L’orchestre a commencé son activité il y a 20 ans en passant par la réparation voire la fabrication d’instruments. L’orchestre se composait alors uniquement d’autodidactes. Le fondateur et chef d’orchestre Armand Diangienda en est lui-même un exemple. Pilote de formation, il s’est consacré à son extraordinaire don musical. Après des débuts dans un groupe de reggae, il a fondé l’orchestre. Diangienda est l’un des petit-fils du meneur spirituel Simon Kimbangu autour duquel l’église Kimbanguiste a été fondée dans les années 20. Ainsi, il n’est pas seulement le dirigeant de l’orchestre mais également son guide spirituel.
 
Le temps de l’improvisation est depuis longtemps révolu. L’orchestre dispose désormais uniquement d’instruments et de lutrins de qualité, offerts par le Goethe-Institut. « Nous n’avons pas beaucoup de temps pour nous exercer, nous sommes des amateurs. C’est pourquoi il est toujours bénéfique que des musiciens professionnels donnent des cours » explique Diangienda. Outre le violon et le basson, l’atelier compte également un alto, une contrebasse et une trompette.

rÉPÉTITION

Les cuivres se sont réunis sur la véranda de la villa tout en coins et recoins du chef d’orchestre. Le groupe répète un morceau pour la représentation ayant lieu le dernier jour de l’atelier : « Essayez de vous écouter les uns les autres ! Et ne délaissez pas le rythme, la pièce doit emporter. » explique Martin Griebl qui participe à l’échange pour la première fois cette année. « Cela me fait vraiment plaisir de travailler avec les musiciens. Ce qui m’impressionne le plus, c’est la passion et l’intransigeance avec lesquelles les personnes s’impliquent. Aucun n’abandonne même si cela ne fonctionne pas. Je ne l’ai jamais vu d’où je viens. »

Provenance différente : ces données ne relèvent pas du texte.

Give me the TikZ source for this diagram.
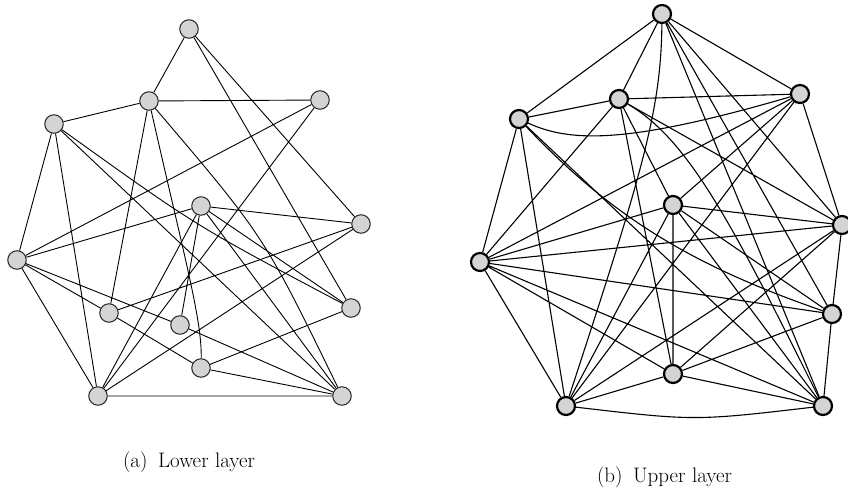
\documentclass[tikz,border=0pt]{standalone}
\usetikzlibrary{backgrounds}
\begin{document}
\begin{tikzpicture}[x=1pt,y=-1pt,
  lnode/.style={circle,draw=black!85,line width=1pt,fill=black!17,minimum size=18.5pt,inner sep=0pt},
  unode/.style={circle,draw=black,line width=2.2pt,fill=black!17,minimum size=18pt,inner sep=0pt},
  ledge/.style={line width=0.9pt},
  uedge/.style={line width=1.1pt},
  captext/.style={font=\fontsize{21}{24}\selectfont,anchor=base}]
\useasboundingbox (0,0) rectangle (848,498);
% lower layer nodes
\node[lnode] (A) at (189,29) {};
\node[lnode] (B) at (149,101) {};
\node[lnode] (C) at (320,100) {};
\node[lnode] (D) at (54,124) {};
\node[lnode] (E) at (201,206) {};
\node[lnode] (F) at (361,224) {};
\node[lnode] (G) at (17,260) {};
\node[lnode] (H) at (109,313) {};
\node[lnode] (I) at (180,325) {};
\node[lnode] (J) at (351,308) {};
\node[lnode] (K) at (201,368) {};
\node[lnode] (L) at (98,396) {};
\node[lnode] (M) at (342,396) {};
% upper layer nodes
\node[unode] (P) at (662,14) {};
\node[unode] (Q) at (619,99) {};
\node[unode] (R) at (800,94) {};
\node[unode] (S) at (519,119) {};
\node[unode] (T) at (673,205) {};
\node[unode] (U) at (842,225) {};
\node[unode] (V) at (480,262) {};
\node[unode] (W) at (832,314) {};
\node[unode] (X) at (673,374) {};
\node[unode] (Y) at (566,406) {};
\node[unode] (Z) at (823,406) {};
\begin{scope}[on background layer]
\draw[ledge] (A)--(B) (A)--(J) (A)--(F) (B)--(C) (B)--(D) (B)--(H)
  (C)--(G) (C)--(L) (D)--(G) (D)--(L) (D)--(M) (E)--(G) (E)--(F) (E)--(I)
  (E)--(L) (E)--(M) (E)--(J) (F)--(H) (F)--(L) (G)--(H) (G)--(I) (G)--(L)
  (H)--(K) (I)--(M) (K)--(J) (K)--(M) (L)--(M);
\draw[ledge] (B) .. controls (185,260) and (202,320) .. (K);
\draw[ledge] (B) .. controls (264,236) .. (M);
\draw[ledge] (D) .. controls (196,226) .. (J);
\draw[uedge] (P)--(Q) (P)--(S) (P)--(R) (P)--(Z) (P)--(W) (P)--(U)
  (Q)--(R) (Q)--(S) (Q)--(X) (Q)--(U) (Q)--(V) (Q)--(T)
  (R)--(V) (R)--(T) (R)--(Y) (R)--(U)
  (S)--(V) (S)--(Y) (S)--(Z)
  (T)--(V) (T)--(U) (T)--(W) (T)--(Z) (T)--(X) (T)--(Y)
  (U)--(V) (U)--(W) (U)--(X) (U)--(Y)
  (V)--(W) (V)--(Z) (V)--(X) (V)--(Y)
  (W)--(Z) (W)--(X)
  (X)--(Y) (X)--(Z);
\draw[uedge] (P) .. controls (661,110) and (643,171) .. (Y);
\draw[uedge] (Q) .. controls (690,140) and (735,230) .. (Z);
\draw[uedge] (S) .. controls (570,142) and (625,145) .. (R);
\draw[uedge] (S) .. controls (610,215) and (690,265) .. (W);
\draw[uedge] (Y) .. controls (694.5,421) .. (Z);
\end{scope}
\node[captext] (capa) at (189,467) {(a)\hspace{0.5em}Lower layer};
\node[captext] (capb) at (664.5,482) {(b)\hspace{0.5em}Upper layer};
\end{tikzpicture}
\end{document}
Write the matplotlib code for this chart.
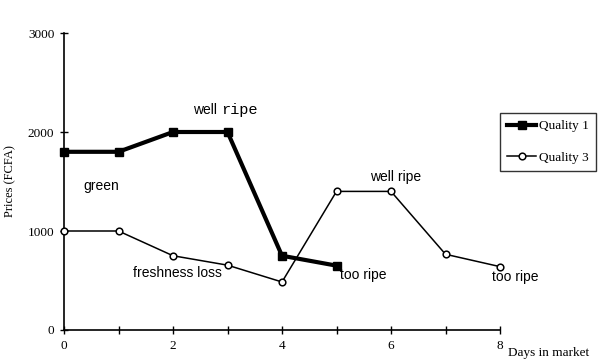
import matplotlib.pyplot as plt
from matplotlib.lines import Line2D

# prices (FCFA) per day in market
days_q1 = [0, 1, 2, 3, 4, 5]
price_q1 = [1800, 1800, 2000, 2000, 750, 650]
days_q3 = [0, 1, 2, 3, 4, 5, 6, 7, 8]
price_q3 = [1000, 1000, 750, 655, 485, 1400, 1400, 765, 640]

labels = ['green', 'freshness loss', 'too ripe', 'well ripe', 'too ripe']
label_x = [0.35, 1.27, 5.06, 5.61, 7.85]
label_y = [1455, 580, 560, 1550, 540]

serif = 'Liberation Serif'
sans = 'Liberation Sans'

fig = plt.figure(figsize=(6, 3.61), dpi=100)
ax = fig.add_axes([64/600, 31/361, 436/600, 297/361])

ax.plot(days_q1, price_q1, color='black', lw=3, marker='s', ms=6,
        mfc='black', mec='black', label='Quality 1', clip_on=False, zorder=3)
ax.plot(days_q3, price_q3, color='black', lw=1.1, marker='o', ms=4.8,
        mfc='white', mec='black', mew=1.1, label='Quality 3', clip_on=False, zorder=4)

ax.set_xlim(0, 8)
ax.set_ylim(0, 3000)
ax.set_xticks(range(0, 9))
ax.set_xticklabels(['0', '', '2', '', '4', '', '6', '', '8'])
ax.set_yticks([0, 1000, 2000, 3000])
ax.tick_params(direction='inout', length=6, width=1, labelsize=9.5, pad=4)
for lab in ax.get_xticklabels() + ax.get_yticklabels():
    lab.set_fontfamily(serif)
ax.spines['top'].set_visible(False)
ax.spines['right'].set_visible(False)
ax.spines['left'].set_linewidth(1.2)
ax.spines['bottom'].set_linewidth(1.2)

ax.set_ylabel('Prices (FCFA)', fontfamily=serif, fontsize=9, labelpad=8)
fig.text(508/600, 1 - 353/361, 'Days in market', fontfamily=serif, fontsize=9.5,
         va='center', ha='left')

for t, x, y in zip(labels, label_x, label_y):
    ax.text(x, y, t, fontfamily=sans, fontsize=10, va='center', ha='left')

# the top "well ripe" mixes two typefaces
t1 = ax.text(2.37, 2220, 'well ', fontfamily=sans, fontsize=10, va='center', ha='left')
fig.canvas.draw()
bb = t1.get_window_extent()
x2 = ax.transData.inverted().transform((bb.x1, bb.y0))[0]
ax.text(x2, 2220, 'ripe', fontfamily='Liberation Mono', fontsize=11, va='center', ha='left')

handles = [Line2D([], [], color='black', lw=3, marker='s', ms=6),
           Line2D([], [], color='black', lw=1.1, marker='o', ms=4.8, mfc='white', mew=1.1)]
leg = fig.legend(handles, ['Quality 1', 'Quality 3'], loc='upper left',
                 bbox_to_anchor=(500/600, 1 - 113/361), frameon=True, fancybox=False,
                 prop={'family': serif, 'size': 9.5}, handlelength=2.2, handletextpad=0.2,
                 labelspacing=1.45, borderpad=0.55, borderaxespad=0)
leg.get_frame().set_edgecolor('black')
leg.get_frame().set_linewidth(1)

fig.savefig('out.png', dpi=100)
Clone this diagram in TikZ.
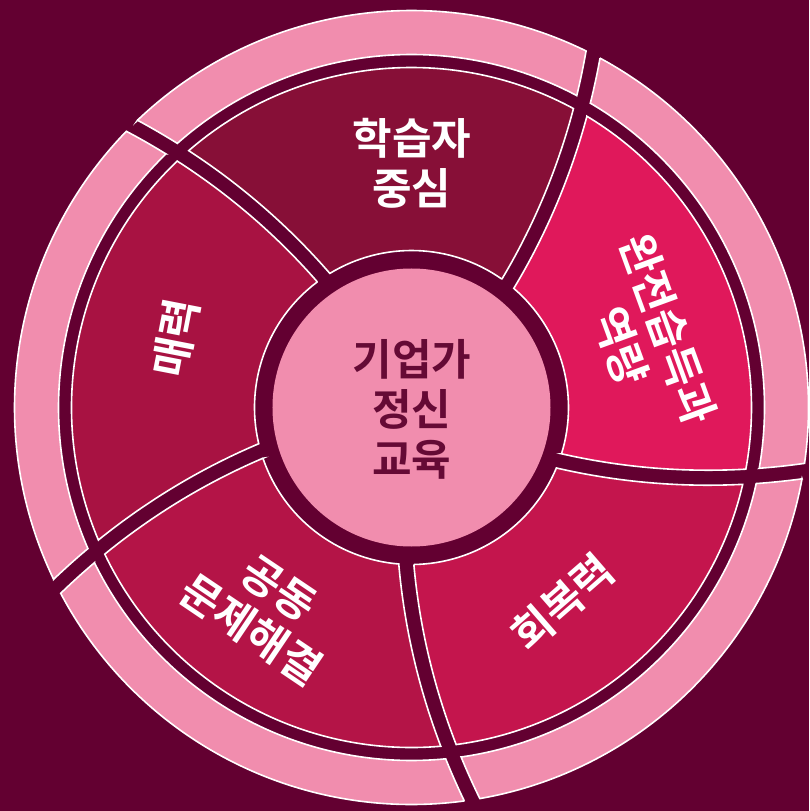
\documentclass[tikz,border=0pt]{standalone}
\usepackage{fontspec}
\newfontfamily\kr{Noto Sans CJK KR}[BoldFont={Noto Sans CJK KR Bold}]
\definecolor{bg}{HTML}{630031}
\definecolor{pinkc}{HTML}{F18DAE}
\definecolor{sA}{HTML}{870F37}
\definecolor{sB}{HTML}{A81242}
\definecolor{sC}{HTML}{B41447}
\definecolor{sD}{HTML}{C4154D}
\definecolor{sE}{HTML}{E0185B}
\definecolor{ctext}{HTML}{650A35}
\tikzset{
  lbl/.style={font=\kr\bfseries\fontsize{43pt}{50pt}\selectfont, text=white, align=center, inner sep=0pt},
  seg/.style={draw=white, line width=1.6pt, line join=miter},
}
\begin{document}
\begin{tikzpicture}[declare function={th(\x)=52.1+0.0445*(\x-157); dl(\x)=7.5/\x*57.29578*sqrt(1+(\x*0.0445/57.29578)^2);}]
\useasboundingbox (-411.5pt,-403.5pt) rectangle (397.5pt,407.5pt);
\fill[bg] (-411.5pt,-403.5pt) rectangle (397.5pt,407.5pt);
% centre disc
\fill[pinkc] (0,0) circle[radius=139pt];
% middle ring segments and outer ring pieces
\foreach \o/\c in {0/sA,72/sB,144/sC,216/sD,288/sE}{
  \pgfmathsetmacro\aA{th(340)+\o+dl(340)}
  \pgfmathsetmacro\aB{th(340)+\o+72-dl(340)}
  \pgfmathsetmacro\bA{th(157)+\o+dl(157)}
  \pgfmathsetmacro\bB{th(157)+\o+72-dl(157)}
  \path[seg, fill=\c]
    plot[variable=\rr, domain=157:340, samples=30] ({th(\rr)+\o+dl(\rr)}:{\rr pt})
    arc[start angle=\aA, end angle=\aB, radius=340pt]
    -- plot[variable=\rr, domain=340:157, samples=30] ({th(\rr)+\o+72-dl(\rr)}:{\rr pt})
    arc[start angle=\bB, end angle=\bA, radius=157pt] -- cycle;
  \pgfmathsetmacro\cA{th(397)+\o+dl(397)}
  \pgfmathsetmacro\cB{th(397)+\o+72-dl(397)}
  \pgfmathsetmacro\dA{th(353)+\o+dl(353)}
  \pgfmathsetmacro\dB{th(353)+\o+72-dl(353)}
  \path[seg, fill=pinkc]
    plot[variable=\rr, domain=353:397, samples=10] ({th(\rr)+\o+dl(\rr)}:{\rr pt})
    arc[start angle=\cA, end angle=\cB, radius=397pt]
    -- plot[variable=\rr, domain=397:353, samples=10] ({th(\rr)+\o+72-dl(\rr)}:{\rr pt})
    arc[start angle=\dB, end angle=\dA, radius=353pt] -- cycle;
}
\node[lbl, text=ctext] (core) at (0.5pt,-1.5pt) {기업가\\정신\\교육};
\node[lbl] (learner) at (0.5pt,244.5pt) {학습자\\중심};
\node[lbl, rotate=-70] (mastery) at (233pt,70pt) {완전습득과\\역량};
\node[lbl, rotate=41] (resil) at (151pt,-194.5pt) {회복력};
\node[lbl, rotate=-34] (collab) at (-146.5pt,-202pt) {공동\\문제해결};
\node[lbl, rotate=79] (charm) at (-235.5pt,69.5pt) {매력};
\end{tikzpicture}
\end{document}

L’un des joueurs d’instruments à vent est Koffi Wasolua, 26 ans, membre de l’orchestre depuis presque la moitié de sa vie. « Martin nous a fait travailler des aspects que l’on laisse normalement quelque peu de côté. Par exemple, le façon de former la bouche lorsque l’on souffle. J’ai toujours ouvert la bouche trop grand mais cela est trop usant pendant que l’on joue. » Tous les samedis, il enseigne lui-même à la prochaine génération de musiciens. Et la relève est assurée pour l’orchestre. Il a même engendré des compositeurs. Héritier Mayimbi, premier violon et l’un des membres fondateurs de l’orchestre, compose volontiers ses propres pièces que l’orchestre joue alors en concert.
 
Le dernier jour de l’atelier, la représentation finale a lieu dans la cour. Le public se compose de membres de l’orchestre, jeunes, vieux, expérimentés ou novices. Quelques jours plus tard, lors du concert dans la Halle de la Gombe, le théâtre en plein air de l’Institut français de Kinshasa, toutes les places sont occupées. Des spectateurs ont même pris place sur les murets.

Armand Diangienda n’arrête pas de faire des plans. Son rêve est de créer une école de musique. « À l’heure actuelle, nous recevons tellement de demandes de personnes de tout âge qui souhaiteraient jouer de la musique classique. Mais la villa déborde déjà de toute part. Pour ce faire, nous avons tout simplement besoin de plus de place et d’une structure. » Et naturellement de soutiens. Diangienda est déjà en pourparlers avec l’orchestre symphonique de la WDR.